PARIS - French Prime Minister Dominique de Villepin faced the biggest test of his 10 months in office on Sunday as he prepared to defend youth labour reforms which have sparked student protests and sent his popularity tumbling. Villepin was due to give a major television interview a day after police smashed their way into Paris' Sorbonne University to end the first student occupation since a May 1968 student revolt that weakened his political idol Charles de Gaulle.
French media said Villepin, a likely contender to succeed conservative President Jacques Chirac in elections next year, looked increasingly isolated over his proposals to loosen France's rigid labour laws to try to reduce youth unemployment.
"Villepin alone against everyone," headlined Le Parisien on Sunday. "Villepin's big gamble," declared Journal du Dimanche.
"Faced by student opposition, Villepin will have to yield some ground without losing face. While the parliamentary majority supports him officially, in reality he faces this test very much alone," Le Parisien reported.
Appointed by Chirac in May 2005 after his conservative government had been dealt a serious blow by defeat in a referendum on Europe, Villepin took charge with a fiery personal style that at first secured him a firm footing in the polls.
But a series of mishaps from suburban unrest late last year to a pick-up in unemployment, a row over privatisation and a health scare in France's Indian Ocean island of Reunion have piled pressure on Villepin and left him battling on all fronts.
His number two in the conservative government, Interior Minister Nicolas Sarkozy, who is also seen as his main rival for the conservative nomination in 2007 presidential elections, cut short a trip to the French West Indies because of the protests.
Both men are anxious to avoid any mis-steps in response to the rioting, after Sarkozy was widely said to have blundered by referring to last year's suburban protesters as "riff-raff".

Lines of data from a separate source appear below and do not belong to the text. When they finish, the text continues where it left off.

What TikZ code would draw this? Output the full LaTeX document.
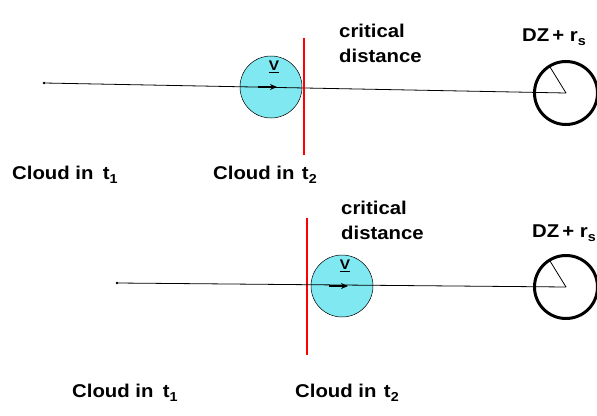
\documentclass[tikz,border=0pt]{standalone}
\usepackage{fontspec}
\setmainfont{Liberation Sans}[FakeStretch=1.1]
\usetikzlibrary{arrows.meta}
\definecolor{cloudfill}{RGB}{128,232,240}
\newcommand{\lowsub}[1]{\raisebox{-4.5pt}{\fontsize{13}{13}\selectfont #1}}
\begin{document}
\begin{tikzpicture}[x=1pt,y=-1pt,
  lbl/.style={font=\fontsize{18.5}{25}\selectfont\bfseries, inner sep=0pt, anchor=base west},
  twoline/.style={font=\fontsize{18.5}{25}\selectfont\bfseries, inner sep=0pt, anchor=north west, align=left},
  cloud/.style={circle, draw=black, line width=0.5pt, fill=cloudfill, minimum size=62pt, inner sep=0pt},
  dz/.style={circle, draw=black, line width=3pt, minimum size=63pt, inner sep=0pt},
  traj/.style={draw=black, line width=0.8pt},
  crit/.style={draw=red, line width=2.5pt},
  vel/.style={-{Stealth[length=7pt,width=6pt]}, line width=1.2pt},
  vlab/.style={font=\fontsize{14}{16}\selectfont\bfseries, inner sep=0pt}
  ]
\useasboundingbox (0,0) rectangle (597,415);

% ---------- top scene ----------
\coordinate (s1) at (44,83);
\node[cloud] (c1) at (271,87) {};
\node[dz] (d1) at (566,93) {};
\fill (s1) circle (1.3pt);
\draw[traj] (s1) -- (d1.center);
\draw[traj] (d1.center) -- ++(-16,-26);
\draw[vel] ([xshift=-13pt]c1.center) -- ([xshift=6pt]c1.center);
\node[vlab] (v1) at (274,67) {\underline{V}};
\coordinate (r1t) at (304,38);
\coordinate (r1b) at (304,155);
\draw[crit] (r1t) -- (r1b);
\node[twoline] (cd1) at (339,24) {critical\\distance};
\node[lbl] (dzl1) at (522,41) {DZ\,+ r\lowsub{s}};
\node[lbl] (t11) at (12,179) {Cloud in\hspace{0.5em}t\lowsub{1}};
\node[lbl] (t21) at (213,179) {Cloud in\hspace{0.4em}t\lowsub{2}};

% ---------- bottom scene ----------
\coordinate (s2) at (117,283);
\coordinate (r2t) at (307,218);
\coordinate (r2b) at (307,355);
\draw[crit] (r2t) -- (r2b);
\node[cloud] (c2) at (342,286) {};
\node[dz] (d2) at (566,287) {};
\fill (s2) circle (1.3pt);
\draw[traj] (s2) -- (d2.center);
\draw[traj] (d2.center) -- ++(-16,-26);
\draw[vel] ([xshift=-13pt]c2.center) -- ([xshift=6pt]c2.center);
\node[vlab] (v2) at (345,266) {\underline{V}};
\node[twoline] (cd2) at (341,201) {critical\\distance};
\node[lbl] (dzl2) at (532,237) {DZ\,+ r\lowsub{s}};
\node[lbl] (t12) at (72,397) {Cloud in\hspace{0.5em}t\lowsub{1}};
\node[lbl] (t22) at (295,397) {Cloud in\hspace{0.4em}t\lowsub{2}};
\end{tikzpicture}
\end{document}
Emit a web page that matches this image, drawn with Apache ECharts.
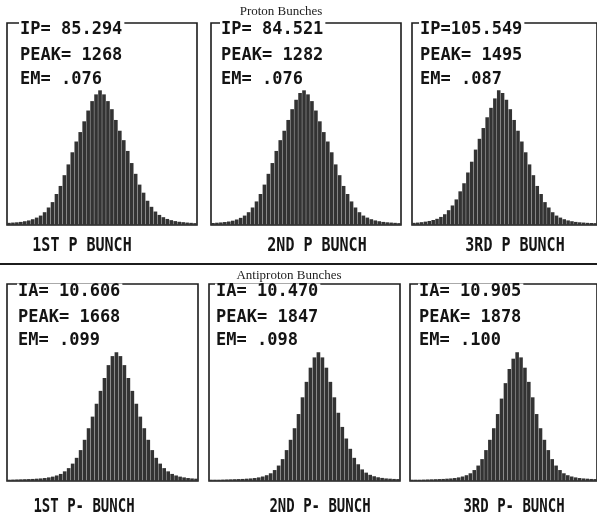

The labour reforms are the brainchild of Villepin, a member of the ruling Gaullist UMP party, and came in response to the widespread suburban unrest around France five months ago that was blamed in part on high levels of youth unemployment.
His First Employment Contract (CPE) would make it easier for bosses to hire and fire people under the age of 26 in the hope this would open chances for young people with few prospects.
Villepin says these rules will make it easier for employers to take a risk hiring young people and create jobs.
But students see them as discriminatory and a threat to France's system of benefits and employment protection.
In public, Sarkozy supports Villepin but his supporters have begun to distance themselves from Villepin's proposals, such as the employment contract.
"The CPE is an interesting measure but it can be enriched, clarified, adjusted," top Sarkozy aide Brice Hortefeux said.
Opposition Socialists said the government was out of touch and urged Villepin to back down on the labour reforms.
Student leaders said they planned more demonstrations for Thursday and Saturday.
Commentators say Villepin, who has never been elected, is paying a price for rushing the reforms through parliament using a fast-track procedure and without talking to France's unions.
He is expected to defend the reforms in his TF1 television interview at 1900 GMT while trying to separate them from free-market principles which are widely unpopular in France.
Authorities meanwhile said the Sorbonne would remain closed on Monday to allow a clean-up after the three-day sit-in.
"We were all very much afraid of damaging the national heritage," 20-year-old student Marianne said as she and others assessed the damaged late on Saturday.
"Oh yes, whose heritage is that? It's for the elite," shouted a woman in her late 40's.